EXERCISE TASK » Take every line from the first down to the line with "import seaborn as sns" and set it down exactly, without the pictures.

RECORDS TO PROCESS »

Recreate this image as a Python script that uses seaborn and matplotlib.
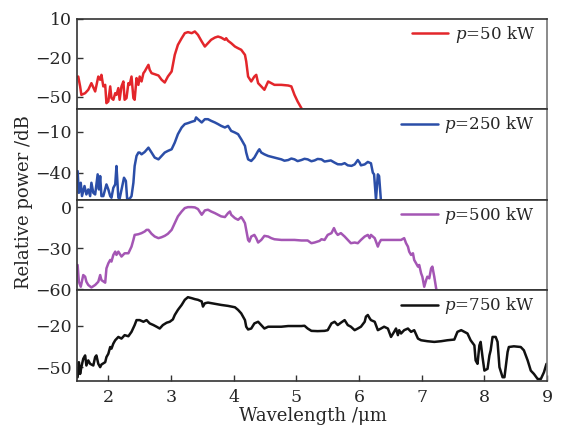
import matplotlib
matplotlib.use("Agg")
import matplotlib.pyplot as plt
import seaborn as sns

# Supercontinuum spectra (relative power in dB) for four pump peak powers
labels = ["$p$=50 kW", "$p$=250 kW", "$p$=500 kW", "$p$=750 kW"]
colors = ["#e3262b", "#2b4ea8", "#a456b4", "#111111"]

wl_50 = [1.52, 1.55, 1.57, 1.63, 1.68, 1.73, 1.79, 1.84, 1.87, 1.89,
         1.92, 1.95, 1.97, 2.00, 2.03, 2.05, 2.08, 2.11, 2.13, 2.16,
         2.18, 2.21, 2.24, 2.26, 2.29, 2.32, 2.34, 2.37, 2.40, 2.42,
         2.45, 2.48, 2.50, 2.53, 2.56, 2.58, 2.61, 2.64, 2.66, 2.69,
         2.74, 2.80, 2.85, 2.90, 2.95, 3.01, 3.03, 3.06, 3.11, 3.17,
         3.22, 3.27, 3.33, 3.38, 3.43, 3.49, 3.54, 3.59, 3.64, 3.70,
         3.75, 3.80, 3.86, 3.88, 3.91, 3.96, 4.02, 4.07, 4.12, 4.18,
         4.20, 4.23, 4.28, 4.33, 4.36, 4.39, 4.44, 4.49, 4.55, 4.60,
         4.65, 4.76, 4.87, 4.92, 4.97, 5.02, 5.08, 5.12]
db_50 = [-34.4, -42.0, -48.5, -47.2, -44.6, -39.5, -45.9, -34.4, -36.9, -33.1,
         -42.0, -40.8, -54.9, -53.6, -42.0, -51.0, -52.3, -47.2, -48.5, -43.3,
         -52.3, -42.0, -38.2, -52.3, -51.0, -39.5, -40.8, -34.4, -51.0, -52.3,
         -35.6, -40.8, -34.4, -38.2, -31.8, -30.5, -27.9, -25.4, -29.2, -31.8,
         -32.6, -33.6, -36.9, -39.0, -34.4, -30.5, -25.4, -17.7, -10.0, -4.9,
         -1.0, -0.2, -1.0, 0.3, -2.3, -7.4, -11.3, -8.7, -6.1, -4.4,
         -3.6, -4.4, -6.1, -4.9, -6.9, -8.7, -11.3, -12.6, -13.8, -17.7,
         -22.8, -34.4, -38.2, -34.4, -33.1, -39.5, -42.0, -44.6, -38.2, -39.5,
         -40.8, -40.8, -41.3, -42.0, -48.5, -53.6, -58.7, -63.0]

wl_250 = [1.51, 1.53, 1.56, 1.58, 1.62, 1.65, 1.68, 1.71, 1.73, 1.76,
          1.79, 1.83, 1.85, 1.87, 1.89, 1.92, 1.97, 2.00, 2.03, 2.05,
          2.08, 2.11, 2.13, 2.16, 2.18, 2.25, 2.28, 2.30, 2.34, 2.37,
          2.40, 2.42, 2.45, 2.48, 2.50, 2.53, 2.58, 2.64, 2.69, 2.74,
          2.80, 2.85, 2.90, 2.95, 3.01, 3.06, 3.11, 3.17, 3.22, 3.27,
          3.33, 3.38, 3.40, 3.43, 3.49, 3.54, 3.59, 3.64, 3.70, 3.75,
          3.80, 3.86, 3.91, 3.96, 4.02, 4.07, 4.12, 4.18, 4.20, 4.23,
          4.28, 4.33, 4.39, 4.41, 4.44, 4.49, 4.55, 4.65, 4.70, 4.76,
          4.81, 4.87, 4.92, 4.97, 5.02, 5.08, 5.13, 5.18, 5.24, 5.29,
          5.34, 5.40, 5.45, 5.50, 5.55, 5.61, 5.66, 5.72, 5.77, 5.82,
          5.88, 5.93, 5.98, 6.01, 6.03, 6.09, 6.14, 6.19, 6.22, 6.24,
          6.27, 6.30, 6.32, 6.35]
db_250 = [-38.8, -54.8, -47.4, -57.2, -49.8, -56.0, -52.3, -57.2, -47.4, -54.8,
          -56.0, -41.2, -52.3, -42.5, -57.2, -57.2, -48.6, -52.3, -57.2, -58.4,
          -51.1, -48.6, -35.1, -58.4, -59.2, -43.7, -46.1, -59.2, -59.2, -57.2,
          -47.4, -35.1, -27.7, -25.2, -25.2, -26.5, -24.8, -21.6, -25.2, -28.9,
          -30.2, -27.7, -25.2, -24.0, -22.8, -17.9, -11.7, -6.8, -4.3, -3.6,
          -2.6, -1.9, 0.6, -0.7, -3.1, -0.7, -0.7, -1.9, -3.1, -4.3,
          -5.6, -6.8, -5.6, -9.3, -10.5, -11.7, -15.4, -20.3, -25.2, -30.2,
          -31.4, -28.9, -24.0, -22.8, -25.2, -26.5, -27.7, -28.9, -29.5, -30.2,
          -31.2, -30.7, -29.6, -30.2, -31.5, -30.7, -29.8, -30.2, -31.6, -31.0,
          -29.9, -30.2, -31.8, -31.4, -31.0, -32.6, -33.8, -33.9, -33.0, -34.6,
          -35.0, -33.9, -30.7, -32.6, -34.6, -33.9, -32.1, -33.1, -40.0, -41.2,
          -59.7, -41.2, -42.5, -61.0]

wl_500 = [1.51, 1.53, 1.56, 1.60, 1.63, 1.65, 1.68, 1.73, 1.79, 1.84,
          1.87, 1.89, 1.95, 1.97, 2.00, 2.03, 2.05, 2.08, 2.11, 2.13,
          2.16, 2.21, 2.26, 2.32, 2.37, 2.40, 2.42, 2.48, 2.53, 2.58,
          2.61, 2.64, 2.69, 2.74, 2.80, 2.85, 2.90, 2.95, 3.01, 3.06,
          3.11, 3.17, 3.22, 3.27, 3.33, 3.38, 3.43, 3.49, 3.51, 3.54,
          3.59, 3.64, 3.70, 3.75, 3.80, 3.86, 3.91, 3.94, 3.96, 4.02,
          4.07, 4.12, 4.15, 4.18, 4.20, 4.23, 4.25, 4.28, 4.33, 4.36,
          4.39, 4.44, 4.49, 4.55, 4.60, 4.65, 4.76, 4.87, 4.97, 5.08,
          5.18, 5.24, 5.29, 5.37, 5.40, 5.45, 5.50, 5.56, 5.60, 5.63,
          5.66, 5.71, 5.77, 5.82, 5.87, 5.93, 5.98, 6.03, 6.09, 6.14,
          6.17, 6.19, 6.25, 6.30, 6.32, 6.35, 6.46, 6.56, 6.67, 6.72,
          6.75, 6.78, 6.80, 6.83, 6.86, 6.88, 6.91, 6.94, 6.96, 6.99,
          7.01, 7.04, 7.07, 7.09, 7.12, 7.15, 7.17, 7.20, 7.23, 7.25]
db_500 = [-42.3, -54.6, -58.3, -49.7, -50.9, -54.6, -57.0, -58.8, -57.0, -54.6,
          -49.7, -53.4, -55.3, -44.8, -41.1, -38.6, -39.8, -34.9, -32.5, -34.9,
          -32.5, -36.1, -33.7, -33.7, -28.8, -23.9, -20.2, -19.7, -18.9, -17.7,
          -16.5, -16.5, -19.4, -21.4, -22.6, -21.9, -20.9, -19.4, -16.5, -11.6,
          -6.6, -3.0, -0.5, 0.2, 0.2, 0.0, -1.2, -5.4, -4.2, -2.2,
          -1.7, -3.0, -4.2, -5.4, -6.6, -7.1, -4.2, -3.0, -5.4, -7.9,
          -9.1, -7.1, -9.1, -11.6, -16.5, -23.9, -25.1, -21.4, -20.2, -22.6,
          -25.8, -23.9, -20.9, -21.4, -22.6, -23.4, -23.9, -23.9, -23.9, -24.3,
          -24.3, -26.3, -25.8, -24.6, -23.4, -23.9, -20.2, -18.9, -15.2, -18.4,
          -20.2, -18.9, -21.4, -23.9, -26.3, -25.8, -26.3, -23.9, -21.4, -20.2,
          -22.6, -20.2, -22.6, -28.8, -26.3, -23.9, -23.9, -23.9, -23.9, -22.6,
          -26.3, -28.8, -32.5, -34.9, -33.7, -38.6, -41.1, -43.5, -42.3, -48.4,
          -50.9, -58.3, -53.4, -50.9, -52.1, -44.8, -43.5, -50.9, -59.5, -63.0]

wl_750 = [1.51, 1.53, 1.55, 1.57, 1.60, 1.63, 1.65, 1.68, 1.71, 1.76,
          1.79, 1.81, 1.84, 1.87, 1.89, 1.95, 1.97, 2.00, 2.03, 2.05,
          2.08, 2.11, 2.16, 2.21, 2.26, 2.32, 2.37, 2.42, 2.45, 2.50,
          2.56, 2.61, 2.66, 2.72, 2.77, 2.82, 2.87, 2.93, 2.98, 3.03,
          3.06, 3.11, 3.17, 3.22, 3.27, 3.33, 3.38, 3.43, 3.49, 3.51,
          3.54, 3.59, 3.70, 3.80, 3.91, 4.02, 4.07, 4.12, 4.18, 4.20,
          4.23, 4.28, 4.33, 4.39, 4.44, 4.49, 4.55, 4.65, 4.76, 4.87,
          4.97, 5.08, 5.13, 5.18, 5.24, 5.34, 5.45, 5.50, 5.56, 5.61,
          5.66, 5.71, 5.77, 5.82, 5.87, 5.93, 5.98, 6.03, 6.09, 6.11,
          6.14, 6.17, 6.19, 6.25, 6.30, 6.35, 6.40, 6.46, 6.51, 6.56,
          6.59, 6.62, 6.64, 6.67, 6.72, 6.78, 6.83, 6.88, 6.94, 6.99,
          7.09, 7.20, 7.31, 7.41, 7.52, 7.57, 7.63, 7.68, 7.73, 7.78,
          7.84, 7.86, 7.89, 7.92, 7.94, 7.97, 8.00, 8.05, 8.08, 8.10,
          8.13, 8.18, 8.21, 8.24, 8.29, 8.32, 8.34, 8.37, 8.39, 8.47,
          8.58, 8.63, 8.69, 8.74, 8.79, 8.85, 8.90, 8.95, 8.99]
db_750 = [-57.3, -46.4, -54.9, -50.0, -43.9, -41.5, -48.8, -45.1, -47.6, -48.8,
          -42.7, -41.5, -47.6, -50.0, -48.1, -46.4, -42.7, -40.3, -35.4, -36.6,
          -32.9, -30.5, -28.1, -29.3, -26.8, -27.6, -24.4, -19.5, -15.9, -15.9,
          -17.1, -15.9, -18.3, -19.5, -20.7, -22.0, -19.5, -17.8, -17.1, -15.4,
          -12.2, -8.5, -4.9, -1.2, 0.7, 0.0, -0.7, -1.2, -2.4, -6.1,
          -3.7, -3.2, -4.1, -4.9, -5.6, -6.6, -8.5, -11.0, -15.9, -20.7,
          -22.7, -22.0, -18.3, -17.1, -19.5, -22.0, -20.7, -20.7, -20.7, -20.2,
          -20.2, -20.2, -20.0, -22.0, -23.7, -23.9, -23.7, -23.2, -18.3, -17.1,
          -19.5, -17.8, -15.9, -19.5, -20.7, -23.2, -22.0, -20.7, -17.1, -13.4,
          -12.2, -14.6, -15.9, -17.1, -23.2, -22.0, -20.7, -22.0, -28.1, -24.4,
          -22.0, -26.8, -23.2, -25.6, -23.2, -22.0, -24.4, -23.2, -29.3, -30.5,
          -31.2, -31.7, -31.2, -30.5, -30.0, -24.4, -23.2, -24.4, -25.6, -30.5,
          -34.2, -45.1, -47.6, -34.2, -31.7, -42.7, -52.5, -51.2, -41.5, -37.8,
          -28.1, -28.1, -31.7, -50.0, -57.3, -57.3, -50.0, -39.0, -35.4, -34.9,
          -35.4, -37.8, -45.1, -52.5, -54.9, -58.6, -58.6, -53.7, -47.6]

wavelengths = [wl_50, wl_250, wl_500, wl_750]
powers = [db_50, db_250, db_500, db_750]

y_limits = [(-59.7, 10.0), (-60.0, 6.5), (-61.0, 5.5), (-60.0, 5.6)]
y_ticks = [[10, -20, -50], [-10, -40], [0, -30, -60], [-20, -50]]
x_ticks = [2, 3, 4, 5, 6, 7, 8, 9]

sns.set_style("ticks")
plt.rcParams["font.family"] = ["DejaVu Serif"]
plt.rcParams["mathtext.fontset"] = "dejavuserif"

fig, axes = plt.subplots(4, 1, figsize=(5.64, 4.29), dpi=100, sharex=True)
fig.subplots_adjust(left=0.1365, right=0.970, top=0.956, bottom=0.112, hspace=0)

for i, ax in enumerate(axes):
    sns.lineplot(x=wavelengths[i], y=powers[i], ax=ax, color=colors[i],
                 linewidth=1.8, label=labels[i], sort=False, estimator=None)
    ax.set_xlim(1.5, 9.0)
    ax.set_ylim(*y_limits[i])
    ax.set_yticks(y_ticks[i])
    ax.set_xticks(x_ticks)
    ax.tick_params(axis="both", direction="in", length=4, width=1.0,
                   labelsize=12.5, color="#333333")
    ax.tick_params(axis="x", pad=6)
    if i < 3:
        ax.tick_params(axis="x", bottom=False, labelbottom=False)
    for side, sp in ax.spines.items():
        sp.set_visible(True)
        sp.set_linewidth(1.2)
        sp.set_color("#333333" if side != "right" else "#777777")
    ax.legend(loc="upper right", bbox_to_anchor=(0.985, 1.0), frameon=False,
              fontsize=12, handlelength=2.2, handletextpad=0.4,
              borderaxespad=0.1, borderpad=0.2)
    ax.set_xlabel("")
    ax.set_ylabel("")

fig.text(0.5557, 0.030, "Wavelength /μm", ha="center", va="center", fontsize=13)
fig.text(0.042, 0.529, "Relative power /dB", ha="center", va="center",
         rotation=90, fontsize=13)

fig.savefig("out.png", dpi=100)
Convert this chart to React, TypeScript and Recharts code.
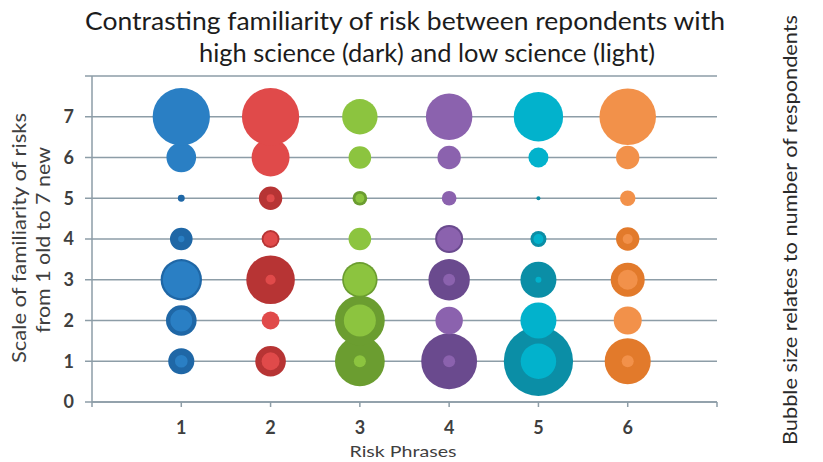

TASK ANSWER »
Recreate this image as a Python script that uses seaborn and matplotlib.
import matplotlib
matplotlib.use("Agg")
import matplotlib.pyplot as plt
import seaborn as sns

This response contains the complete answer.